My job is NOT a job.  It is a calling.  It is one little piece of repairing our world.  Everything that I do, even the mundane, “annoying” tasks are all a part of a bigger picture of filling people’s lives (and my own) with community, connection, and blessings.  wow.

My home is beautiful.  It’s small, it’s expensive, the smoke alarm goes off every time I turn on the oven, and I love it.  It’s mine (for now).  I have a warm place to sleep, a cold place to keep my vegetables, walls covered in pictures, and a place to park my car (oh ya… my car.  it works.  that’s enough for me!)

My friends and family are fantastic.  Yes, 98% of them live nowhere near me, and that makes me very sad sometimes, but they’re there, just a text or call away.  They are supportive, funny, interesting and fun.  Sometimes they’re hard on me… because they love me – what more could a girl want?

My body works, and it works well.  I can run, dance, sing, hug, and laugh really REALLY loudly.  I may not looooooooooove how it looks… oh well.  I love what it can do, and frankly, I use my body far more often than I look at it, so really, it’s all good.  As long as I treat myself well, eat well, rest well, move well, and get massages (yes – I do believe that massage is vital to health… more on that some other time!), then I’m doing great.
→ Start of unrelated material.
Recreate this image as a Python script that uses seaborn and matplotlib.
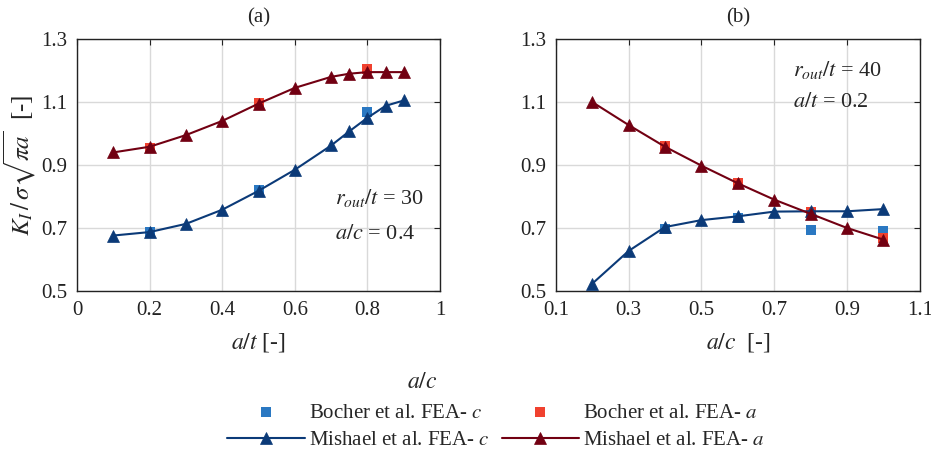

My life in general is pretty awesome.  There are a lot of fun things that I want to do, and for the most part, I do them.  I go to shows and concerts, I read, I talk to people and I serve.  Would it be nice to have someone at my side for all those things?  Sure… but just because I don’t have someone right now doesn’t mean that I’m not going to do those things.  There’s so much living to be done, and it’s all beautiful.

In my last blog post, I talked about pain, and why we feel pain.  I talked about the ego and how we need to take greater care of our inner child.  I also said that we need to be able to sit with the pain, because it will never pass if we don’t acknowledge it.  Beautiful lives are full of pain – and the pain can show us and teach us things that can make our lives even more beautiful.

Every minute of every day we have a choice – see the beauty, feel the blessings, or don’t.  My life is truly, magnificently blessed. So is yours – it’s all about perspective.  Ok ok, so maybe the boy I like doesn’t like me back, or maybe I don’t get to see my friends and family nearly as much as I’d like, but there are blessings in that as well.

It takes a lot of courage to live a beautiful life.  The world around us teaches that we’re supposed to work work work and strive strive strive for beauty and blessings.  It’s supposed to be hard, and man – aren’t there just so many crappy things to complain about?  Yup.  Sounds to me like a recipe for MISSING IT ALL.  Get bogged down in how things SHOULD or COULD be, or see how incredible they really are now.  I believe in miracles and I believe in the beauty and love that is ALREADY here.  I also believe that seeing the blessings now, feeling the joy now, and appreciating my life NOW will only bring about more blessings, more joy, and more love.  It ain’t easy, but man… it’s SO good.

To my friends on the east coast – I love you and I’m thinking about you.  I’m sending you love – I hope that you can feel it.  Try, if you can, to find the blessings in all of this – even if the blessing is just a little bit more time to rest… a blessing many of us could use!

For the rest of us – love now, be joyful now, smile now. Sure you can complain, whine, be angry or even depressed – that’s all part of life, and we NEED to do those things in order to acknowledge what isn’t working… and then… do something different.  Make your own list of why you love your life.  We are all so supremely blessed, and it’s wonderful to be able to see those blessings.  Try it.  You just might find that there’s so much to love.

Wishing you light, love, and blessings.